While lambda-like ST-elevation holds promise as a visual predictor of adverse outcomes in acute MI patients, it is important to acknowledge its limitations. One is that lambda-like ST-elevation is not always present in patients who experience these adverse events. Additionally, the presence of lambda-like ST-elevation may not be specific to acute MI; it can also be seen in other conditions such as myocarditis or pericarditis.
Conclusion
Overall, lambda-like ST-elevation is a potentially valuable diagnostic and prognostic tool in acute MI patients. Further research is needed to elicit the underlying mechanisms and refine its clinical utility.
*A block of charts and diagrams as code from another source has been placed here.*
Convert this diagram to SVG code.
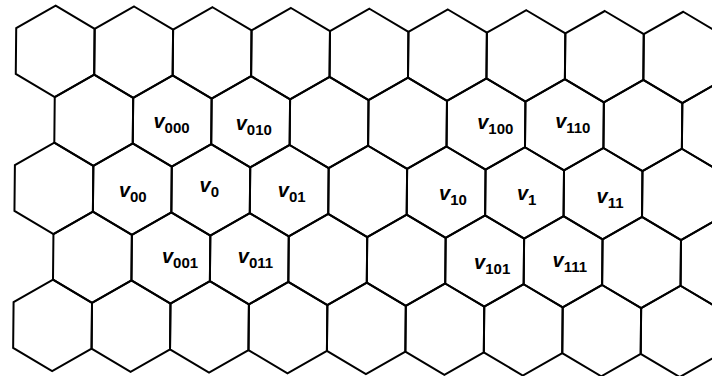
<svg xmlns="http://www.w3.org/2000/svg" width="712" height="376" viewBox="0 0 712 376">
<style>
.hex{fill:none;stroke:#000;stroke-width:2;stroke-linejoin:miter}
.lbl{font-family:"Liberation Sans",Arial,sans-serif;font-size:20px;font-weight:bold;font-style:italic;fill:#000;text-anchor:middle}
.sub{font-size:15px;font-style:normal}
</style>
<defs>
<polygon id="hex" class="hex" points="0,-45.65 39.22,-22.85 39.22,22.85 0,45.65 -39.22,22.85 -39.22,-22.85"/>
</defs>
<rect width="712" height="376" fill="#fff"/>
<g id="connectors"/>
<g id="nodes">
<g id="h0_0"><use href="#hex" transform="rotate(0.55) translate(55.7,50.85)"/></g>
<g id="h0_1"><use href="#hex" transform="rotate(0.55) translate(134.15,50.85)"/></g>
<g id="h0_2"><use href="#hex" transform="rotate(0.55) translate(212.6,50.85)"/></g>
<g id="h0_3"><use href="#hex" transform="rotate(0.55) translate(291.05,50.85)"/></g>
<g id="h0_4"><use href="#hex" transform="rotate(0.55) translate(369.5,50.85)"/></g>
<g id="h0_5"><use href="#hex" transform="rotate(0.55) translate(447.95,50.85)"/></g>
<g id="h0_6"><use href="#hex" transform="rotate(0.55) translate(526.4,50.85)"/></g>
<g id="h0_7"><use href="#hex" transform="rotate(0.55) translate(604.85,50.85)"/></g>
<g id="h0_8"><use href="#hex" transform="rotate(0.55) translate(683.3,50.85)"/></g>
<g id="h1_0"><use href="#hex" transform="rotate(0.55) translate(94.9,119.35)"/></g>
<g id="v000"><use href="#hex" transform="rotate(0.55) translate(173.35,119.35)"/><text class="lbl" x="171.5" y="127.5">v<tspan class="sub" dy="5">000</tspan></text></g>
<g id="v010"><use href="#hex" transform="rotate(0.55) translate(251.8,119.35)"/><text class="lbl" x="253.8" y="130">v<tspan class="sub" dy="5">010</tspan></text></g>
<g id="h1_3"><use href="#hex" transform="rotate(0.55) translate(330.25,119.35)"/></g>
<g id="h1_4"><use href="#hex" transform="rotate(0.55) translate(408.7,119.35)"/></g>
<g id="v100"><use href="#hex" transform="rotate(0.55) translate(487.15,119.35)"/><text class="lbl" x="495.3" y="129">v<tspan class="sub" dy="5">100</tspan></text></g>
<g id="v110"><use href="#hex" transform="rotate(0.55) translate(565.6,119.35)"/><text class="lbl" x="572.8" y="128">v<tspan class="sub" dy="5">110</tspan></text></g>
<g id="h1_7"><use href="#hex" transform="rotate(0.55) translate(644.05,119.35)"/></g>
<g id="h1_8"><use href="#hex" transform="rotate(0.55) translate(722.5,119.35)"/></g>
<g id="h2_0"><use href="#hex" transform="rotate(0.55) translate(55.7,187.85)"/></g>
<g id="v00"><use href="#hex" transform="rotate(0.55) translate(134.15,187.85)"/><text class="lbl" x="132.8" y="196.7">v<tspan class="sub" dy="5">00</tspan></text></g>
<g id="v0"><use href="#hex" transform="rotate(0.55) translate(212.6,187.85)"/><text class="lbl" x="209.3" y="191.7">v<tspan class="sub" dy="5">0</tspan></text></g>
<g id="v01"><use href="#hex" transform="rotate(0.55) translate(291.05,187.85)"/><text class="lbl" x="291.7" y="196.7">v<tspan class="sub" dy="5">01</tspan></text></g>
<g id="h2_4"><use href="#hex" transform="rotate(0.55) translate(369.5,187.85)"/></g>
<g id="v10"><use href="#hex" transform="rotate(0.55) translate(447.95,187.85)"/><text class="lbl" x="453" y="200">v<tspan class="sub" dy="5">10</tspan></text></g>
<g id="v1"><use href="#hex" transform="rotate(0.55) translate(526.4,187.85)"/><text class="lbl" x="526.7" y="200">v<tspan class="sub" dy="5">1</tspan></text></g>
<g id="v11"><use href="#hex" transform="rotate(0.55) translate(604.85,187.85)"/><text class="lbl" x="610" y="203.3">v<tspan class="sub" dy="5">11</tspan></text></g>
<g id="h2_8"><use href="#hex" transform="rotate(0.55) translate(683.3,187.85)"/></g>
<g id="h3_0"><use href="#hex" transform="rotate(0.55) translate(94.9,256.35)"/></g>
<g id="v001"><use href="#hex" transform="rotate(0.55) translate(173.35,256.35)"/><text class="lbl" x="180" y="263.3">v<tspan class="sub" dy="5">001</tspan></text></g>
<g id="v011"><use href="#hex" transform="rotate(0.55) translate(251.8,256.35)"/><text class="lbl" x="255.5" y="263.3">v<tspan class="sub" dy="5">011</tspan></text></g>
<g id="h3_3"><use href="#hex" transform="rotate(0.55) translate(330.25,256.35)"/></g>
<g id="h3_4"><use href="#hex" transform="rotate(0.55) translate(408.7,256.35)"/></g>
<g id="v101"><use href="#hex" transform="rotate(0.55) translate(487.15,256.35)"/><text class="lbl" x="492.2" y="269.3">v<tspan class="sub" dy="5">101</tspan></text></g>
<g id="v111"><use href="#hex" transform="rotate(0.55) translate(565.6,256.35)"/><text class="lbl" x="569.8" y="267.3">v<tspan class="sub" dy="5">111</tspan></text></g>
<g id="h3_7"><use href="#hex" transform="rotate(0.55) translate(644.05,256.35)"/></g>
<g id="h3_8"><use href="#hex" transform="rotate(0.55) translate(722.5,256.35)"/></g>
<g id="h4_0"><use href="#hex" transform="rotate(0.55) translate(55.7,324.85)"/></g>
<g id="h4_1"><use href="#hex" transform="rotate(0.55) translate(134.15,324.85)"/></g>
<g id="h4_2"><use href="#hex" transform="rotate(0.55) translate(212.6,324.85)"/></g>
<g id="h4_3"><use href="#hex" transform="rotate(0.55) translate(291.05,324.85)"/></g>
<g id="h4_4"><use href="#hex" transform="rotate(0.55) translate(369.5,324.85)"/></g>
<g id="h4_5"><use href="#hex" transform="rotate(0.55) translate(447.95,324.85)"/></g>
<g id="h4_6"><use href="#hex" transform="rotate(0.55) translate(526.4,324.85)"/></g>
<g id="h4_7"><use href="#hex" transform="rotate(0.55) translate(604.85,324.85)"/></g>
<g id="h4_8"><use href="#hex" transform="rotate(0.55) translate(683.3,324.85)"/></g>
</g>
</svg>
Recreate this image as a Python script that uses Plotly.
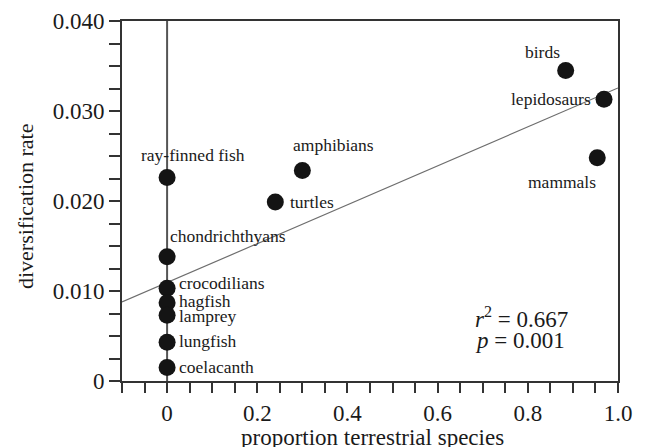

Our case demonstrated that a Lambda-like ST-elevation ECG in acute MI may be a risk predictor of fatal VA, cardiogenic shock and sudden cardiac death, and alert clinicians to adopt early aggressive treatment strategies to reduce morbidity and mortality.
Clinical Perspective
- Lambda-like ST-elevation on the ECG in acute MI may be a predictor of the risk of fatal ventricular arrhythmia, cardiogenic shock and sudden cardiac death.
- This finding highlights the importance of recognising lambda-like ST-elevation as a warning sign of potentially life-threatening complications in patients with acute MI.
- Early identification of lambda-like ST-elevation in acute MI patients is crucial for prompt intervention and improved patient outcomes.
- Recognising this ECG pattern should alert clinicians to adopt aggressive treatment strategies, including early reperfusion therapy, antiarrhythmic medications and haemodynamic support to reduce the risk of adverse events.